WHAT IS NEEDED: Print nothing but the lines from the start of the listing below through the line that contains "32, 30, 29];". Do not include the pictures.
--- start ---
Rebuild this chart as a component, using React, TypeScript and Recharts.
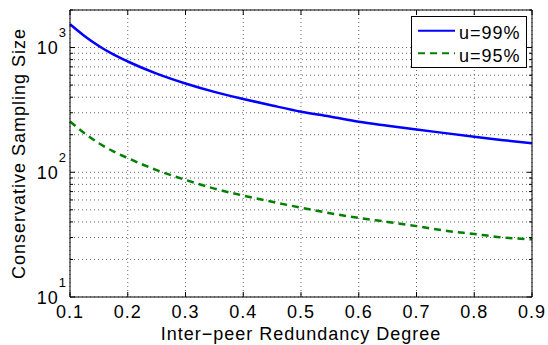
import { CartesianGrid, Label, Legend, Line, LineChart, XAxis, YAxis } from "recharts";

const degrees = [0.1, 0.125, 0.15, 0.175, 0.2, 0.25, 0.3, 0.35, 0.4, 0.45, 0.5, 0.55, 0.6, 0.65, 0.7, 0.75, 0.8, 0.85, 0.9];
const u99 = [1540, 1240, 1030, 880, 773, 618, 515, 441, 387, 343, 306, 280, 254, 236, 220, 206, 193, 181, 171];
const u95 = [255, 206, 171, 147, 130, 104, 87, 74, 65, 58, 52, 47, 43, 40, 37, 34, 32, 30, 29];

const xTicks = [0.1, 0.2, 0.3, 0.4, 0.5, 0.6, 0.7, 0.8, 0.9];
const yTicks = [10, 20, 30, 40, 50, 60, 70, 80, 90, 100, 200, 300, 400, 500, 600, 700, 800, 900, 1000, 2000];
const yMajor = [10, 100, 1000];

const series = [
  { key: "u99", name: "u=99%", color: "#0000ff", dash: undefined as string | undefined },
  { key: "u95", name: "u=95%", color: "#008000", dash: "7 5" },
];

const data = degrees.map((x, i) => ({ x, u99: u99[i], u95: u95[i] }));

const FONT = "'Liberation Sans', Arial, Helvetica, sans-serif";
const txt = { fontFamily: FONT, fontSize: 18, letterSpacing: 1, fill: "#000" };

// ticks point inward, MATLAB style
function BottomTick({ x, y, payload }: any) {
  return (
    <g>
      <line x1={x} x2={x} y1={y} y2={y - 5} stroke="#000" />
      <text x={x} y={y + 21} textAnchor="middle" style={txt}>{payload.value.toFixed(1)}</text>
    </g>
  );
}

function TopTick({ x, y }: any) {
  return <line x1={x} x2={x} y1={y} y2={y + 5} stroke="#000" />;
}

function LeftTick({ x, y, payload }: any) {
  const major = yMajor.includes(payload.value);
  return (
    <g>
      <line x1={x} x2={x + (major ? 5 : 3)} y1={y} y2={y} stroke="#000" />
      {major && (
        <text x={x - 3} y={y + 6.5} textAnchor="end" style={txt}>
          <tspan>10</tspan>
          <tspan dy={-17} fontSize={13}>{Math.round(Math.log10(payload.value))}</tspan>
        </text>
      )}
    </g>
  );
}

function RightTick({ x, y, payload }: any) {
  const major = yMajor.includes(payload.value);
  return <line x1={x} x2={x - (major ? 5 : 3)} y1={y} y2={y} stroke="#000" />;
}

function LegendBox() {
  return (
    <svg width={116} height={52} style={{ display: "block" }}>
      <rect x={0.5} y={0.5} width={115} height={51} fill="#fff" stroke="#000" />
      {series.map((s, i) => (
        <g key={s.key}>
          <line x1={7} x2={44} y1={14.7 + i * 22.6} y2={14.7 + i * 22.6} stroke={s.color} strokeWidth={2} strokeDasharray={s.dash} />
          <text x={48} y={23.3 + i * 22.4} style={txt}>{s.name}</text>
        </g>
      ))}
    </svg>
  );
}

export default function App() {
  return (
    <div style={{ position: "absolute", left: 0, top: 0, background: "#fff" }}>
      <LineChart width={548} height={345} data={data} margin={{ top: 0, right: 0, bottom: 0, left: 0 }}>
        <CartesianGrid xAxisId="b" yAxisId="l" stroke="#666" strokeDasharray="1 3" />
        <XAxis xAxisId="t" orientation="top" dataKey="x" type="number" domain={[0.1, 0.9]} ticks={xTicks}
          height={10} interval={0} tickSize={0} tickMargin={0} tickLine={false} tick={<TopTick />}
          axisLine={{ stroke: "#000" }} />
        <XAxis xAxisId="b" dataKey="x" type="number" domain={[0.1, 0.9]} ticks={xTicks}
          height={48} interval={0} tickSize={0} tickMargin={0} tickLine={false} tick={<BottomTick />}
          axisLine={{ stroke: "#000" }}>
          <Label content={({ viewBox }: any) => (
            <text x={viewBox.x + viewBox.width / 2} y={viewBox.y + 43} textAnchor="middle" style={txt}>
              Inter−peer Redundancy Degree
            </text>
          )} />
        </XAxis>
        <YAxis yAxisId="l" scale="log" domain={[10, 2000]} ticks={yTicks} allowDataOverflow
          width={70} interval={0} tickSize={0} tickMargin={0} tickLine={false} tick={<LeftTick />}
          axisLine={{ stroke: "#000" }}>
          <Label content={({ viewBox }: any) => {
            const cx = viewBox.x + 25;
            const cy = viewBox.y + viewBox.height / 2;
            return (
              <text x={cx} y={cy} textAnchor="middle" transform={`rotate(-90, ${cx}, ${cy})`} style={txt}>
                Conservative Sampling Size
              </text>
            );
          }} />
        </YAxis>
        <YAxis yAxisId="r" orientation="right" scale="log" domain={[10, 2000]} ticks={yTicks} allowDataOverflow
          width={16} interval={0} tickSize={0} tickMargin={0} tickLine={false} tick={<RightTick />}
          axisLine={{ stroke: "#000" }} />
        <Legend layout="vertical" align="center" verticalAlign="middle" content={<LegendBox />}
          wrapperStyle={{ left: 411, top: 16, width: 116, height: 52 }} />
        {series.map((s) => (
          <Line key={s.key} xAxisId="b" yAxisId="l" type="monotone" dataKey={s.key} name={s.name}
            stroke={s.color} strokeWidth={2.5} strokeDasharray={s.dash} dot={false} activeDot={false}
            isAnimationActive={false} />
        ))}
      </LineChart>
    </div>
  );
}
--- end ---
REPLY:
Rebuild this chart as a component, using React, TypeScript and Recharts.
import { CartesianGrid, Label, Legend, Line, LineChart, XAxis, YAxis } from "recharts";

const degrees = [0.1, 0.125, 0.15, 0.175, 0.2, 0.25, 0.3, 0.35, 0.4, 0.45, 0.5, 0.55, 0.6, 0.65, 0.7, 0.75, 0.8, 0.85, 0.9];
const u99 = [1540, 1240, 1030, 880, 773, 618, 515, 441, 387, 343, 306, 280, 254, 236, 220, 206, 193, 181, 171];
const u95 = [255, 206, 171, 147, 130, 104, 87, 74, 65, 58, 52, 47, 43, 40, 37, 34, 32, 30, 29];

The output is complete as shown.